The New York State Code has many laws to protect children, while keeping siblings together as much as possible. Some of the laws cover opposite sexes. No children of the opposite sex are to occupy the same room if the children are over the age of 6. Infants and adults can't share a sleeping area if they are of the opposite sex as well. Each child, no matter what his age may be, must have his own bed in which to sleep. Infants must have their own cribs. The rooms have to be up to New York's fire code standards, and the structure must comply with all building codes to ensure the safety of the kids inside the rooms.

Traditional Homes

New York state laws do not intrude into the private homes of traditional families. The only time this occurs is when custody disputes occur or the children come under the supervision of the New York Office of Children and Family Services.

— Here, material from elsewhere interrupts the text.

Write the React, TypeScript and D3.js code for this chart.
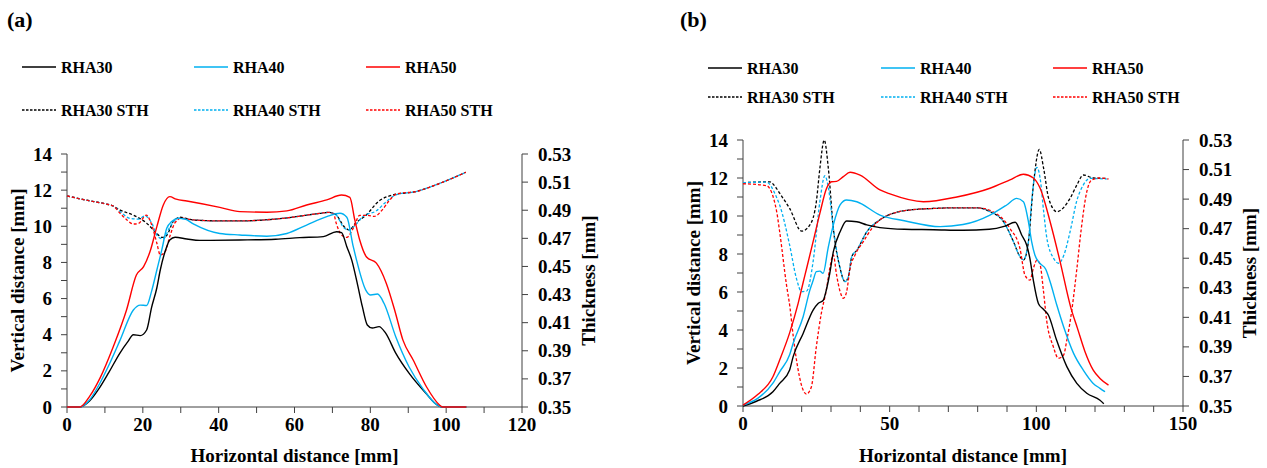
import React from 'react';
import * as d3 from 'd3';

type Pt = [number, number];

// ---- panel (a) : vertical distance [mm] vs horizontal distance [mm]
const rha30A: Pt[] = [[0,0],[3.4,0],[6,0.35],[8.7,1.1],[11,1.9],[14,3.0],[16,3.6],[17.5,4.0],[19.3,3.95],[21,4.26],[22.3,5.5],[23.7,6.6],[24.6,7.58],[26.3,8.87],[27.1,9.24],[28.5,9.39],[31.6,9.3],[35,9.22],[45.6,9.24],[55,9.28],[61.4,9.37],[67.6,9.43],[71.1,9.7],[72.4,9.65],[73.8,8.87],[75.1,8.13],[76.5,6.9],[77.9,5.55],[79.2,4.54],[80.5,4.37],[82.3,4.45],[84,4.1],[86.7,2.98],[90.2,1.87],[94.6,0.77],[97.7,0.1],[99,0],[105.3,0]];
const rha40A: Pt[] = [[0,0],[3.4,0],[6,0.4],[8.7,1.33],[11,2.3],[14,3.7],[17.5,5.37],[19.3,5.64],[21,5.62],[22.3,6.4],[23.7,7.58],[25,8.69],[26.3,9.89],[27.6,10.26],[29.4,10.44],[31.1,10.4],[33.3,10.13],[40.3,9.6],[45.6,9.52],[52.7,9.45],[58,9.6],[63.2,10.07],[68.5,10.53],[72,10.72],[73.8,10.5],[75.5,8.87],[76.4,8.1],[78.8,6.47],[80.1,6.2],[81.9,6.25],[83.6,5.74],[86.7,3.89],[90.2,2.23],[93.8,1.03],[97.7,0.1],[99,0],[105.3,0]];
const rha50A: Pt[] = [[0,0],[3.4,0],[6,0.6],[8.7,1.6],[12.2,3.34],[15.7,5.37],[18.3,7.3],[20.2,7.77],[21.9,8.6],[23.7,9.98],[25.4,11.18],[27.1,11.64],[28.8,11.5],[31.6,11.4],[40.3,11.05],[45.6,10.81],[52.7,10.78],[58,10.85],[63.2,11.18],[68.5,11.46],[72.4,11.73],[74.6,11.6],[75.9,10.35],[77.2,9.24],[79,8.3],[81.6,7.96],[84.2,6.85],[86.5,5.3],[88.6,3.7],[91.3,2.6],[94.8,1.12],[98.3,0.1],[99,0],[105.3,0]];

// thickness [mm]
const sth30A: Pt[] = [[0,0.5002],[5,0.4972],[10,0.4946],[12.2,0.4930],[14,0.4901],[17.5,0.4865],[21,0.4808],[23.7,0.4734],[25,0.4707],[26.3,0.4721],[28,0.4819],[29.8,0.4850],[33.3,0.4831],[40.3,0.4824],[45.6,0.4824],[56.8,0.4842],[66.8,0.4878],[69.1,0.4885],[70.9,0.4869],[73.1,0.4783],[74.4,0.4760],[76.2,0.4811],[78.8,0.4863],[82.3,0.4966],[85.8,0.5008],[92,0.5033],[98,0.5088],[105.2,0.5170]];
const sth40A: Pt[] = [[0,0.5002],[5,0.4972],[10,0.4946],[12.2,0.4930],[13.8,0.4895],[16.6,0.4842],[18.8,0.4837],[20.6,0.4859],[22.3,0.4811],[24,0.4712],[25.4,0.4696],[27.1,0.4779],[29.4,0.4844],[33.3,0.4831],[40.3,0.4824],[45.6,0.4824],[56.8,0.4842],[66.8,0.4878],[69.1,0.4885],[70.9,0.4869],[73.1,0.4773],[74.4,0.4760],[76.2,0.4799],[78,0.4854],[81.6,0.4896],[84.2,0.4961],[86.9,0.5011],[92,0.5033],[98,0.5088],[105.2,0.5170]];
const sth50A: Pt[] = [[0,0.5002],[5,0.4972],[10,0.4946],[12.2,0.4930],[14,0.4878],[15.8,0.4831],[17.5,0.4802],[18.8,0.4805],[20.9,0.4865],[22.3,0.4799],[23.7,0.4665],[24.6,0.4581],[25.9,0.4606],[27.1,0.4712],[28.5,0.4811],[30.2,0.4844],[33.3,0.4831],[40.3,0.4824],[45.6,0.4824],[56.8,0.4842],[66.8,0.4878],[69.1,0.4885],[70.3,0.4876],[71,0.4808],[72.4,0.4724],[73.8,0.4707],[75.5,0.4773],[77.2,0.4863],[79.3,0.4863],[81,0.4856],[83.1,0.4901],[84.9,0.4966],[87,0.5017],[92,0.5033],[98,0.5088],[105.2,0.5170]];

// ---- panel (b)
const rha30B: Pt[] = [[0,0],[4.6,0.25],[10.2,0.75],[12.5,1.19],[15.9,1.9],[17.1,2.6],[20.5,3.82],[23.9,5.05],[25.6,5.4],[27.3,5.55],[28.4,6.1],[29.6,7.0],[30.8,8.12],[33.1,9.17],[35.3,9.74],[38.8,9.7],[42.2,9.53],[46.7,9.39],[55,9.3],[65,9.28],[75,9.25],[84,9.3],[89,9.45],[92.8,9.67],[95,9.0],[96.7,8.47],[97.8,7.77],[99,6.6],[100.7,5.4],[102.4,5.09],[104.1,4.79],[106.9,3.47],[110.4,2.07],[113.8,1.19],[117.2,0.67],[121.7,0.3],[123,0.12]];
const rha40B: Pt[] = [[0,0.05],[5,0.4],[10.2,1.2],[12.5,1.8],[15.9,2.7],[17.1,3.3],[20.5,4.7],[22.8,6.1],[23.9,6.6],[25,7.07],[26.2,7.1],[27.3,6.98],[29,8.3],[30.8,9.53],[33.1,10.58],[35.3,10.84],[38.8,10.75],[46.7,10.05],[55,9.75],[67.2,9.44],[75,9.55],[84.2,10.05],[89.9,10.58],[93.3,10.93],[95.6,10.75],[97.3,9.7],[98.4,8.65],[99.5,7.95],[101.3,7.5],[103.2,7.2],[104.7,6.54],[107,5.3],[109.3,4.17],[112.7,2.77],[116,1.89],[119.4,1.19],[121.7,0.93],[123.4,0.75]];
const rha50B: Pt[] = [[0,0.05],[5,0.6],[10.2,1.54],[12.5,2.42],[15.9,3.85],[18.8,5.4],[20.5,6.5],[21.7,7.25],[23.9,8.65],[26.2,10.14],[28.5,11.46],[30.2,11.8],[31.9,11.82],[34.2,12.07],[36.5,12.3],[39.9,12.15],[46.7,11.37],[50.1,11.16],[61.5,10.75],[72.9,11.0],[84.2,11.46],[91,11.9],[95.6,12.2],[99,12.0],[101.3,11.46],[104.7,9.7],[108.1,7.6],[111.8,5.15],[114,4.1],[116.5,2.9],[119.4,1.89],[121.7,1.45],[124.6,1.1]];

const sth30B: Pt[] = [[0,0.5011],[9.1,0.5017],[11.4,0.4973],[12.5,0.4940],[15.9,0.4837],[20,0.4683],[22.8,0.4725],[25,0.4882],[26.2,0.5107],[27.7,0.5300],[29.1,0.5107],[30.8,0.4702],[33.1,0.4432],[34.8,0.4341],[35.9,0.4374],[37.1,0.4511],[38.8,0.4554],[42.2,0.4679],[46.7,0.4760],[55.8,0.4824],[65,0.4837],[72.9,0.4841],[80,0.4841],[84.2,0.4815],[88.8,0.4747],[92.2,0.4612],[94.4,0.4511],[95.6,0.4487],[97.3,0.4612],[99,0.4995],[101,0.5236],[102.5,0.5107],[104.2,0.4905],[107,0.4815],[111.5,0.4905],[113.8,0.4995],[116,0.5063],[119.4,0.5043],[124,0.5040]];
const sth40B: Pt[] = [[0,0.5011],[8,0.5015],[11.4,0.4914],[12.5,0.4860],[15.9,0.4589],[18.2,0.4364],[20,0.4274],[21.7,0.4278],[23.9,0.4477],[26.2,0.4882],[27.9,0.5058],[29.1,0.4979],[30.8,0.4702],[33.1,0.4432],[34.8,0.4341],[35.9,0.4374],[37.1,0.4511],[38.8,0.4554],[42.2,0.4679],[46.7,0.4760],[55.8,0.4824],[65,0.4837],[72.9,0.4841],[80,0.4841],[84.2,0.4815],[88.8,0.4747],[92.2,0.4612],[94.4,0.4511],[95.6,0.4490],[97.3,0.4612],[98.4,0.4882],[100.2,0.5115],[101.3,0.5040],[102.5,0.4815],[103.6,0.4634],[105.9,0.4499],[107.6,0.4466],[109.3,0.4516],[111.5,0.4679],[113.8,0.4889],[116,0.4995],[118.3,0.5040],[124,0.5036]];
const sth50B: Pt[] = [[0,0.5004],[8,0.4991],[11.4,0.4824],[12.5,0.4679],[14.8,0.4323],[16,0.4169],[17.1,0.3976],[18.8,0.3744],[20.5,0.3608],[21.6,0.3581],[23.3,0.3629],[25,0.3901],[26.7,0.4127],[28.4,0.4284],[29.6,0.4433],[30.8,0.4522],[31.9,0.4387],[33.1,0.4274],[34.2,0.4229],[35.3,0.4271],[36.5,0.4432],[38.2,0.4522],[41,0.4612],[44.4,0.4714],[46.7,0.4760],[55.8,0.4824],[65,0.4837],[72.9,0.4841],[80,0.4841],[84.2,0.4824],[91,0.4702],[94.4,0.4567],[96.1,0.4387],[97.8,0.4352],[99,0.4432],[100.2,0.4487],[101.3,0.4454],[102.4,0.4284],[103.5,0.4082],[105.8,0.3901],[107.5,0.3823],[109.3,0.3845],[110.4,0.3946],[112.1,0.4149],[113.8,0.4426],[115.3,0.4696],[117.2,0.4950],[118.9,0.5030],[121.7,0.5043],[124.6,0.5036]];

const seriesNames = ['RHA30', 'RHA40', 'RHA50'];
const seriesColors = ['#000000', '#00b0f0', '#ff0000'];
const distTicks = d3.range(0, 15, 1);
const thickTicks = d3.range(10).map((i) => 0.35 + 0.02 * i);

const FONT = '"Liberation Serif", "Times New Roman", serif';

type PanelProps = {
  tag: string;
  tagX: number;
  box: { left: number; right: number; top: number; bottom: number };
  xMax: number;
  xLabelStep: number;
  solids: Pt[][];
  dashed: Pt[][];
  legendCols: number[];
  legendRows: number[];
};

const Panel = ({ tag, tagX, box, xMax, xLabelStep, solids, dashed, legendCols, legendRows }: PanelProps) => {
  const x = d3.scaleLinear().domain([0, xMax]).range([box.left, box.right]);
  const y = d3.scaleLinear().domain([0, 14]).range([box.bottom, box.top]);
  const t = d3.scaleLinear().domain([0.35, 0.53]).range([box.bottom, box.top]);

  const lineY = d3.line<Pt>().x((d) => x(d[0])).y((d) => y(d[1])).curve(d3.curveMonotoneX);
  const lineT = d3.line<Pt>().x((d) => x(d[0])).y((d) => t(d[1])).curve(d3.curveMonotoneX);

  const xTicks = d3.range(0, xMax + 0.1, 10);
  const axisColor = '#404040';
  const midY = (box.top + box.bottom) / 2;
  const midX = (box.left + box.right) / 2;

  return (
    <g fontFamily={FONT} fontWeight="bold" fill="#000">
      <text x={tagX} y={27} fontSize={22}>{tag}</text>

      {seriesNames.map((name, i) => (
        <g key={name}>
          <line x1={legendCols[i]} x2={legendCols[i] + 34} y1={legendRows[0]} y2={legendRows[0]}
            stroke={seriesColors[i]} strokeWidth={1.5} />
          <text x={legendCols[i] + 39} y={legendRows[0] + 6} fontSize={16}>{name}</text>
          <line x1={legendCols[i]} x2={legendCols[i] + 34} y1={legendRows[1]} y2={legendRows[1]}
            stroke={seriesColors[i]} strokeWidth={1.3} strokeDasharray="2.5 1.5" />
          <text x={legendCols[i] + 39} y={legendRows[1] + 6} fontSize={16}>{name} STH</text>
        </g>
      ))}

      {/* axes */}
      <line x1={box.left} x2={box.left} y1={box.top} y2={box.bottom} stroke={axisColor} />
      <line x1={box.right} x2={box.right} y1={box.top} y2={box.bottom} stroke={axisColor} />
      <line x1={box.left} x2={box.right} y1={box.bottom} y2={box.bottom} stroke={axisColor} />

      {xTicks.map((v) => (
        <g key={`x${v}`}>
          <line x1={x(v)} x2={x(v)} y1={box.bottom} y2={box.bottom + 6} stroke={axisColor} />
          {v % xLabelStep === 0 && (
            <text x={x(v)} y={box.bottom + 24} fontSize={19} textAnchor="middle">{v}</text>
          )}
        </g>
      ))}
      {distTicks.map((v) => (
        <g key={`y${v}`}>
          <line x1={box.left - 6} x2={box.left} y1={y(v)} y2={y(v)} stroke={axisColor} />
          {v % 2 === 0 && (
            <text x={box.left - 15} y={y(v) + 6.5} fontSize={19} textAnchor="end">{v}</text>
          )}
        </g>
      ))}
      {thickTicks.map((v) => (
        <g key={`t${v}`}>
          <line x1={box.right} x2={box.right + 6} y1={t(v)} y2={t(v)} stroke={axisColor} />
          <text x={box.right + 16} y={t(v) + 6.5} fontSize={19}>{v.toFixed(2)}</text>
        </g>
      ))}

      <text transform={`translate(${box.left - 43},${midY}) rotate(-90)`} fontSize={19} textAnchor="middle">
        Vertical distance [mm]
      </text>
      <text transform={`translate(${box.right + 73},${midY}) rotate(-90)`} fontSize={19} textAnchor="middle">
        Thickness [mm]
      </text>
      <text x={midX} y={462} fontSize={19} textAnchor="middle">Horizontal distance [mm]</text>

      {dashed.map((d, i) => (
        <path key={`d${i}`} d={lineT(d) ?? ''} fill="none" stroke={seriesColors[i]}
          strokeWidth={1.3} strokeDasharray="3 2" />
      ))}
      {solids.map((d, i) => (
        <path key={`s${i}`} d={lineY(d) ?? ''} fill="none" stroke={seriesColors[i]} strokeWidth={1.4} />
      ))}
    </g>
  );
};

export default function App() {
  return (
    <svg width={1267} height={468} style={{ position: 'absolute', left: 0, top: 0, background: '#fff' }}>
      <Panel
        tag="(a)"
        tagX={7}
        box={{ left: 67, right: 522, top: 154, bottom: 407 }}
        xMax={120}
        xLabelStep={20}
        solids={[rha30A, rha40A, rha50A]}
        dashed={[sth30A, sth40A, sth50A]}
        legendCols={[22, 194, 366]}
        legendRows={[67, 110]}
      />
      <Panel
        tag="(b)"
        tagX={680}
        box={{ left: 743, right: 1183, top: 140, bottom: 406 }}
        xMax={150}
        xLabelStep={50}
        solids={[rha30B, rha40B, rha50B]}
        dashed={[sth30B, sth40B, sth50B]}
        legendCols={[708, 881, 1053]}
        legendRows={[68, 97]}
      />
    </svg>
  );
}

When any of these situations occur, the parents must comply with the same rules that foster families do for child sleeping arrangements.

Exceptions

In 2010, the state of New York's child protection agencies came together to amend the law on opposite sexes sleeping together. To help with their policy of keeping siblings and half siblings together, the new policy would make an allowance. Brothers and sisters over the age of 7 could room together if doing so is safe and healthy for the kids. Child protective agency workers believe that this will help in their efforts to keep siblings together in the foster care system.